NASA's Mars Rover Records Its First Audio Clip On Mars And It's Kind Of Freaky
The first analysis of audio recordings from Mars reveal two different speeds of sound that scientists say would have a bizarre delayed effect on hearing. The Mars Perseverance rover landed on the red planet a little over a year ago, and has recorded five hours of sound picked up by Perseverance's two microphones since then.
Mars is typically an eerily quiet planet, with an occasional gust of wind, according to recordings from Perseverance since its landing. Scientists published a study last Friday in the Nature journal, giving their first analysis of five hours of sound recorded on the red planet. The findings confirmed the speed of sound on Mars, which turns out to be very different than here on Earth.
Sound travels at about 1,125 feet (343 meters) per second in Earth's atmosphere. However, on Mars sound seems to move slower at 787 feet (240 meters) per second. This was expected, because Mars' atmosphere is 95% carbon dioxide, compared to on Earth where it is 0.04%. That makes the atmosphere of Mars about 100 times thinner, while making decibels weaker, according to the study.
During the last year, the international team has listened to flights by the Ingenuity helicopter. As the helicopter flew around, it would pause to zap rocks with a laser in order to study the rocks chemical composition. The laser would make a "clack clack" sound each time it zapped a rock.
"We had a very localized sound source, between two and five meters (six to 16 meters) from its target, and we knew exactly when it was going to fire," stated Sylvestre Maurice, the study's main author and Co-director of the SuperCam which houses the main microphone located on the rover's mast.
Even though scientists were expecting a difference in how fast sound traveled on Mars, they were surprised when the sound emitted from the laser traveled at a speed of 240 meters a second, 10 meters per second faster than they anticipated. It even made them second guess their calculations at first.
"I panicked a little," Maurice said. "I told myself that one of the two measurements was wrong because on Earth you only have one speed of sound."
But the calculations were correct, and scientists discovered that there are actually two speeds of sound on Mars, one for high-pitched sounds, and another for lower frequencies like the sound of the helicopter's spinning rotor blades. This implies that our human ears would hear high-pitched sounds a bit earlier on the red planet.

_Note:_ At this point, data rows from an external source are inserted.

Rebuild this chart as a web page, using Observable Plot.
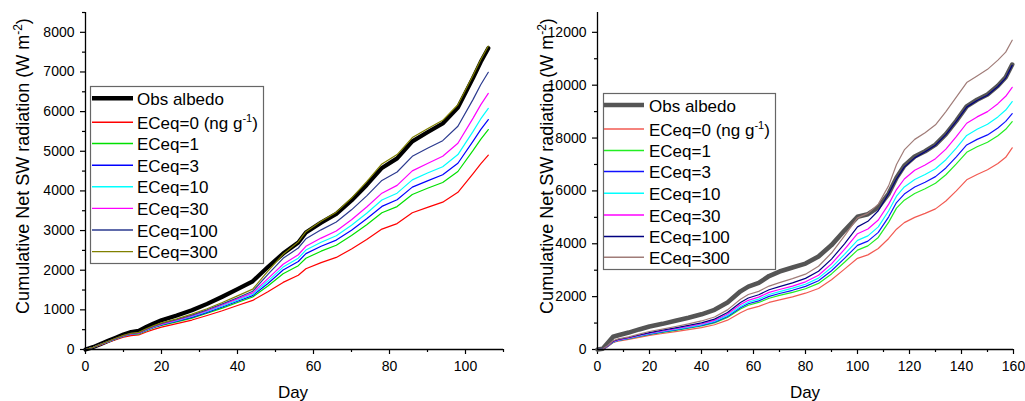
<!DOCTYPE html>
<html><head><meta charset="utf-8">
<script src="https://cdn.jsdelivr.net/npm/d3@7"></script>
<script src="https://cdn.jsdelivr.net/npm/@observablehq/plot@0.6"></script>
<style>
body{margin:0;background:#fff;}
#wrap{position:relative;width:1025px;height:401px;overflow:hidden;background:#fff;font-family:Arial,"Liberation Sans",sans-serif;}
#wrap > svg{position:absolute;top:0;}
</style></head>
<body><div id="wrap"></div>
<script>
// ---------- data ----------
const seriesNames = ["Obs albedo","ECeq=0","ECeq=1","ECeq=3","ECeq=10","ECeq=30","ECeq=100","ECeq=300"];

const leftDays = [0,2,4,6,8,10,12,14,16,18,20,24,28,32,36,40,44,48,52,56,58,62,66,70,74,78,82,86,90,94,98,102,104,106];
const leftObs   = [0,60,140,220,300,380,440,470,570,660,740,860,990,1150,1330,1520,1720,2080,2420,2700,2950,3200,3420,3760,4150,4580,4820,5250,5480,5700,6100,6850,7250,7600];
const leftEC0   = [0,51,118,183,246,308,352,367,442,508,566,654,743,857,978,1110,1238,1456,1692,1871,2036,2192,2322,2534,2772,3037,3176,3449,3584,3716,3965,4439,4684,4902];
const leftEC1   = [0,54,125,194,263,329,378,395,476,548,607,697,792,914,1044,1186,1324,1602,1909,2114,2301,2480,2630,2873,3146,3449,3605,3911,4066,4212,4490,5021,5300,5548];
const leftEC3   = [0,55,127,198,269,336,387,404,487,561,622,714,812,937,1071,1216,1359,1664,2004,2219,2419,2605,2760,3008,3300,3609,3779,4095,4252,4406,4697,5254,5546,5799];
const leftEC10  = [0,56,129,200,272,340,392,409,493,568,633,727,832,960,1097,1246,1393,1726,2079,2303,2508,2704,2869,3136,3436,3769,3943,4279,4450,4611,4917,5501,5815,6080];
const leftEC30  = [0,56,130,202,275,344,396,414,499,574,640,740,846,978,1124,1277,1428,1789,2151,2390,2602,2810,2989,3271,3594,3943,4140,4505,4691,4874,5203,5836,6170,6460];
const leftEC100 = [0,58,133,207,281,352,405,423,510,587,655,757,866,1001,1150,1307,1471,1893,2299,2560,2791,3018,3215,3523,3876,4264,4478,4872,5074,5267,5630,6309,6677,6992];
const leftEC300 = [0,58,134,209,284,355,409,432,522,601,670,774,891,1029,1184,1353,1522,1976,2401,2714,2971,3232,3464,3820,4233,4681,4916,5345,5568,5780,6173,6919,7308,7653];

const rightDays = [0,2,4,6,8,12,16,20,25,30,35,40,45,50,55,58,62,66,70,75,80,85,90,95,100,104,108,112,115,118,122,126,130,134,138,142,146,150,154,157,159.5];
const rightObs   = [0,30,250,480,540,640,760,870,970,1090,1200,1330,1500,1780,2200,2380,2520,2780,2950,3100,3250,3520,3950,4500,5020,5120,5380,5900,6500,6950,7300,7500,7750,8150,8650,9200,9450,9650,9980,10300,10780];
const rightEC0   = [0,11,115,260,320,385,460,535,605,678,750,825,935,1110,1390,1530,1630,1780,1880,1990,2130,2310,2640,3040,3450,3580,3820,4200,4550,4800,5000,5150,5320,5620,6000,6420,6620,6800,7040,7270,7630];
const rightEC1   = [0,12,124,277,340,410,492,570,648,726,804,888,1008,1215,1530,1675,1780,1940,2045,2160,2300,2500,2860,3300,3760,3920,4240,4820,5350,5650,5900,6080,6290,6610,7020,7460,7670,7840,8090,8330,8620];
const rightEC3   = [0,13,127,283,347,418,503,583,663,743,823,910,1035,1250,1580,1730,1840,2010,2120,2240,2390,2600,2980,3450,3940,4100,4430,5020,5560,5880,6150,6330,6540,6870,7290,7740,7950,8120,8380,8630,8920];
const rightEC10  = [0,13,130,290,355,428,515,598,680,762,845,935,1065,1290,1630,1790,1905,2080,2190,2320,2470,2700,3100,3600,4130,4300,4640,5250,5800,6150,6430,6620,6840,7180,7620,8100,8330,8520,8800,9060,9380];
const rightEC30  = [0,14,135,300,365,440,530,615,700,785,870,965,1100,1340,1700,1860,1980,2160,2270,2400,2560,2810,3240,3790,4380,4560,4900,5500,6050,6450,6780,6980,7220,7580,8050,8560,8800,9000,9300,9580,9920];
const rightEC100 = [0,15,140,310,380,455,550,640,730,820,910,1010,1150,1400,1780,1950,2070,2260,2380,2520,2690,2960,3420,4000,4640,4850,5250,5900,6450,6900,7250,7480,7730,8130,8630,9170,9420,9620,9950,10270,10750];
const rightEC300 = [0,15,150,330,400,480,580,680,770,870,970,1080,1230,1500,1900,2080,2200,2400,2530,2680,2850,3150,3650,4300,4980,5150,5500,6200,7000,7550,7950,8200,8500,9000,9550,10100,10350,10600,10950,11250,11700];

const leftXTicks  = [0,20,40,60,80,100];
const leftXMinor  = [10,30,50,70,90,110];
const leftYTicks  = [0,1000,2000,3000,4000,5000,6000,7000,8000];
const leftYMinor  = [500,1500,2500,3500,4500,5500,6500,7500,8500];
const rightXTicks = [0,20,40,60,80,100,120,140,160];
const rightXMinor = [10,30,50,70,90,110,130,150];
const rightYTicks = [0,2000,4000,6000,8000,10000,12000];
const rightYMinor = [1000,3000,5000,7000,9000,11000];

const leftColors  = ["#000000","#ff0000","#00e000","#0000ff","#00ffff","#ff00ff","#2b3a8f","#808000"];
const rightColors = ["#555555","#f25a52","#22ee22","#1010ff","#00ffff","#ff00ff","#000080","#a07c78"];

// ---------- drawing ----------
const wrap = document.getElementById("wrap");

function panel(o){
  const marks = [];
  o.series.forEach((vals,k)=>{
    const d = o.days.map((day,i)=>({day, value: vals[i]}));
    marks.push(Plot.line(d,{x:"day",y:"value",stroke:o.colors[k],strokeWidth:k===0?o.obsWidth:1.2,strokeLinejoin:"round",strokeLinecap:"round"}));
  });
  const svg = Plot.plot({
    width:o.width, height:401, marginLeft:o.marginLeft, marginRight:12, marginTop:12, marginBottom:52,
    x:{domain:o.xDomain}, y:{domain:o.yDomain},
    style:{fontFamily:"Arial, 'Liberation Sans', sans-serif", fontSize:"14px", color:"#000", background:"transparent"},
    marks:[
      Plot.axisX(o.xTicks,{tickSize:5,tickPadding:7,fontSize:14,label:null,stroke:"#000",strokeWidth:1.2}),
      Plot.axisX(o.xMinor,{tickSize:3,tickFormat:()=>"",label:null,stroke:"#000",strokeWidth:1.2}),
      Plot.axisY(o.yTicks,{tickSize:5,tickPadding:6,fontSize:14,label:null,stroke:"#000",strokeWidth:1.2,tickFormat:d=>String(d)}),
      Plot.axisY(o.yMinor,{tickSize:3,tickFormat:()=>"",label:null,stroke:"#000",strokeWidth:1.2}),
      ...marks,
      Plot.ruleX([0],{stroke:"#000",strokeWidth:1.3}),
      Plot.ruleY([0],{stroke:"#000",strokeWidth:1.3})
    ]
  });
  svg.style.left = o.left+"px";
  wrap.appendChild(svg);
}

panel({left:0,width:515,marginLeft:85,days:leftDays,
  series:[leftObs,leftEC0,leftEC1,leftEC3,leftEC10,leftEC30,leftEC100,leftEC300],
  colors:leftColors,obsWidth:4.2,xDomain:[0,110],yDomain:[0,8500],
  xTicks:leftXTicks,xMinor:leftXMinor,yTicks:leftYTicks,yMinor:leftYMinor});

panel({left:510,width:515,marginLeft:87,days:rightDays,
  series:[rightObs,rightEC0,rightEC1,rightEC3,rightEC10,rightEC30,rightEC100,rightEC300],
  colors:rightColors,obsWidth:4.6,xDomain:[0,160],yDomain:[0,12750],
  xTicks:rightXTicks,xMinor:rightXMinor,yTicks:rightYTicks,yMinor:rightYMinor});

// ---------- overlay: axis titles and legends ----------
const ov = d3.select(wrap).append("svg").attr("width",1025).attr("height",401)
  .style("left","0px").style("font-family","Arial, 'Liberation Sans', sans-serif");

function yTitle(x){
  const t = ov.append("text").attr("transform",`translate(${x},166) rotate(-90)`)
    .attr("text-anchor","middle").attr("font-size",18).attr("fill","#000");
  t.append("tspan").text("Cumulative Net SW radiation (W m");
  t.append("tspan").attr("dy",-7).attr("font-size",12).text("-2");
  t.append("tspan").attr("dy",7).text(")");
}
yTitle(29); yTitle(553);
ov.append("text").attr("x",293).attr("y",398).attr("text-anchor","middle").attr("font-size",17).text("Day");
ov.append("text").attr("x",805).attr("y",398).attr("text-anchor","middle").attr("font-size",17).text("Day");

function legend(o){
  ov.append("rect").attr("x",o.x+0.5).attr("y",o.y+0.5).attr("width",o.w).attr("height",o.h)
    .attr("fill","#fff").attr("stroke","#666").attr("stroke-width",1.2);
  seriesNames.forEach((name,i)=>{
    const cy = o.rows[i];
    ov.append("line").attr("x1",o.l1).attr("x2",o.l2).attr("y1",cy).attr("y2",cy)
      .attr("stroke",o.colors[i]).attr("stroke-width",i===0?o.obsWidth:1.4);
    const t = ov.append("text").attr("x",o.tx).attr("y",cy+6.5).attr("font-size",17).attr("fill","#000");
    if(i===1){
      t.append("tspan").text(name+" (ng g");
      t.append("tspan").attr("dy",-7).attr("font-size",11).text("-1");
      t.append("tspan").attr("dy",7).text(")");
    } else t.text(name);
  });
}
legend({x:90,y:86,w:173,h:177,l1:92,l2:133,tx:137,obsWidth:4.5,colors:leftColors,
  rows:[98.3,122.3,143.5,165.3,186.8,208.4,230,251.6]});
legend({x:603,y:93,w:172,h:176,l1:604,l2:644,tx:649,obsWidth:4.5,colors:rightColors,
  rows:[105,129,150.5,171.5,193.3,215,236.5,257.3]});
</script>
</body></html>
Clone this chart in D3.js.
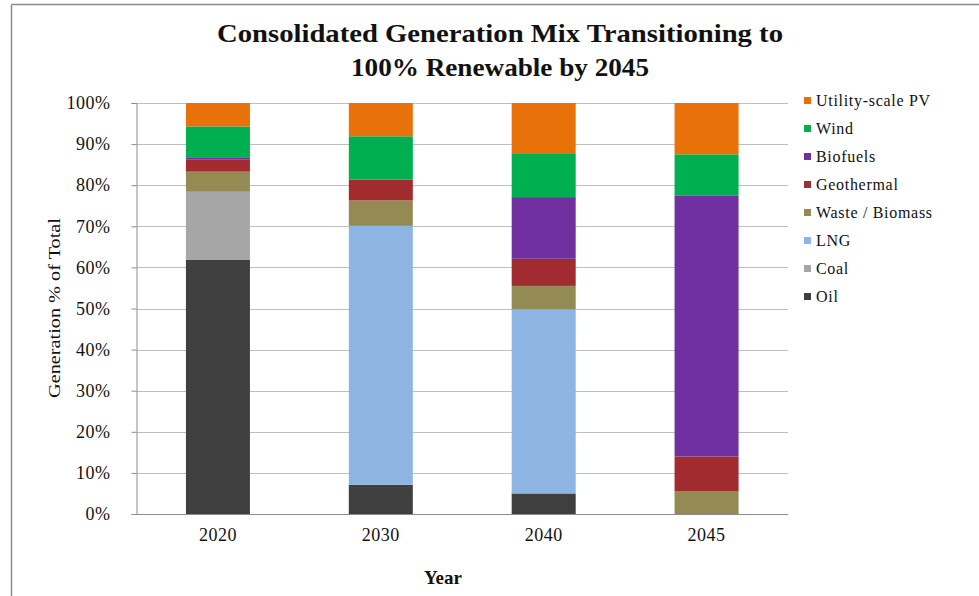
<!DOCTYPE html>
<html><head><meta charset="utf-8">
<script src="https://cdn.jsdelivr.net/npm/d3@7"></script>
<style>body{margin:0;background:#fff}</style>
</head><body>
<svg id="c" width="979" height="596"></svg>
<script>
const years = ["2020","2030","2040","2045"];
const seriesNames = ["Oil","Coal","LNG","Waste / Biomass","Geothermal","Biofuels","Wind","Utility-scale PV"];
const oil        = [61.8, 7.1, 5.0, 0];
const coal       = [16.6, 0, 0, 0];
const lng        = [0, 63.0, 44.8, 0];
const waste      = [4.9, 6.2, 5.7, 5.6];
const geothermal = [3.0, 5.1, 6.6, 8.4];
const biofuels   = [0.5, 0, 15.0, 63.4];
const wind       = [7.5, 10.5, 10.5, 10.1];
const pv         = [5.7, 8.1, 12.4, 12.5];
const yTicks = [0,10,20,30,40,50,60,70,80,90,100];
const colors = ["#3f3f3f","#a6a6a6","#8db4e2","#948a54","#a12b2e","#7030a0","#00b050","#e8710a"];

const seriesVals = [oil,coal,lng,waste,geothermal,biofuels,wind,pv];
const table = years.map((y,i)=>{const r={year:y}; seriesNames.forEach((s,k)=>r[s]=seriesVals[k][i]); return r;});
const stack = d3.stack().keys(seriesNames)(table);

const svg = d3.select("#c");
const serif = "'Liberation Serif','DejaVu Serif',serif";
// frame
svg.append("line").attr("x1",11.5).attr("x2",979).attr("y1",4.5).attr("y2",4.5).attr("stroke","#8a8a8a").attr("stroke-width",1.5);
svg.append("line").attr("x1",11.5).attr("x2",11.5).attr("y1",4.5).attr("y2",596).attr("stroke","#8a8a8a").attr("stroke-width",1.5);

const x = d3.scaleBand().domain(years).range([136.5,788]).paddingInner(0.607).paddingOuter(0.3035);
const y = d3.scaleLinear().domain([0,100]).range([514,103]);

// gridlines
svg.append("g").selectAll("line").data(yTicks.filter(t=>t>0)).join("line")
  .attr("x1",136.5).attr("x2",788).attr("y1",d=>Math.round(y(d))+0.5).attr("y2",d=>Math.round(y(d))+0.5)
  .attr("stroke","#bfbfbf").attr("stroke-width",1);

// bars
svg.append("g").selectAll("g").data(stack).join("g").attr("fill",(d,i)=>colors[i])
  .selectAll("rect").data(d=>d).join("rect")
  .attr("x",d=>x(d.data.year)).attr("width",x.bandwidth())
  .attr("y",d=>y(d[1])).attr("height",d=>Math.max(0,y(d[0])-y(d[1])));

// y axis
const ya = svg.append("g").attr("transform","translate(136.5,0)")
  .call(d3.axisLeft(y).tickValues(yTicks).tickFormat(d=>d+"%").tickSize(5).tickPadding(21));
ya.select(".domain").attr("stroke","#8c8c8c");
ya.selectAll(".tick line").attr("stroke","#8c8c8c");
ya.selectAll("text").attr("font-family",serif).attr("font-size",18).attr("letter-spacing","0.5px").attr("fill","#111");

// x axis
const xa = svg.append("g").attr("transform","translate(0,514.5)")
  .call(d3.axisBottom(x).tickSize(0).tickPadding(14));
xa.select(".domain").attr("stroke","#8c8c8c").attr("d","M136.5,0H788");
xa.selectAll("text").attr("font-family",serif).attr("font-size",18).attr("letter-spacing","0.5px").attr("fill","#111");

// titles
const title = svg.append("text").attr("text-anchor","middle").attr("font-family",serif)
  .attr("font-weight","bold").attr("font-size",26).attr("fill","#111");
title.append("tspan").attr("x",500).attr("y",42).attr("textLength",566).attr("lengthAdjust","spacingAndGlyphs").text("Consolidated Generation Mix Transitioning to");
title.append("tspan").attr("x",500).attr("y",76).attr("textLength",298).attr("lengthAdjust","spacingAndGlyphs").text("100% Renewable by 2045");

svg.append("text").attr("x",443).attr("y",584).attr("text-anchor","middle").attr("font-family",serif)
  .attr("font-weight","bold").attr("font-size",19).attr("fill","#111").text("Year");

svg.append("text").attr("transform","translate(60,308) rotate(-90)").attr("text-anchor","middle")
  .attr("font-family",serif).attr("font-size",17).attr("textLength",180).attr("lengthAdjust","spacingAndGlyphs")
  .attr("fill","#111").text("Generation % of Total");

// legend (reverse order)
const leg = svg.append("g").selectAll("g").data(seriesNames.slice().reverse()).join("g")
  .attr("transform",(d,i)=>`translate(804,${101+i*28})`);
leg.append("rect").attr("x",0).attr("y",-4).attr("width",7).attr("height",7)
  .attr("fill",d=>colors[seriesNames.indexOf(d)]);
leg.append("text").attr("x",12).attr("y",5).attr("font-family",serif).attr("font-size",16)
  .attr("letter-spacing","0.7px").attr("fill","#111").text(d=>d);
</script>
</body></html>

"On Earth, the sounds from an orchestra reach you at the same speed, whether they are low or high. But imagine on Mars, if you are a little far from the stage, there will be a big delay," Maurice explained.
Oddly, if two people were to try and have a conversation only five meters apart on the surface of Mars, it would prove difficult due to all these factors, according to French CNRS research institute.
The microphones on the rover has picked up various other sounds, such as the sounds of the rover's metal wheels interacting on the rocks. And being the Mars rover still has more time during its core mission to pick up new sounds, we may yet hear more noises from Mars to give greater insight about the red planet before NASA's projected date of 2040 of placing boots on its surface.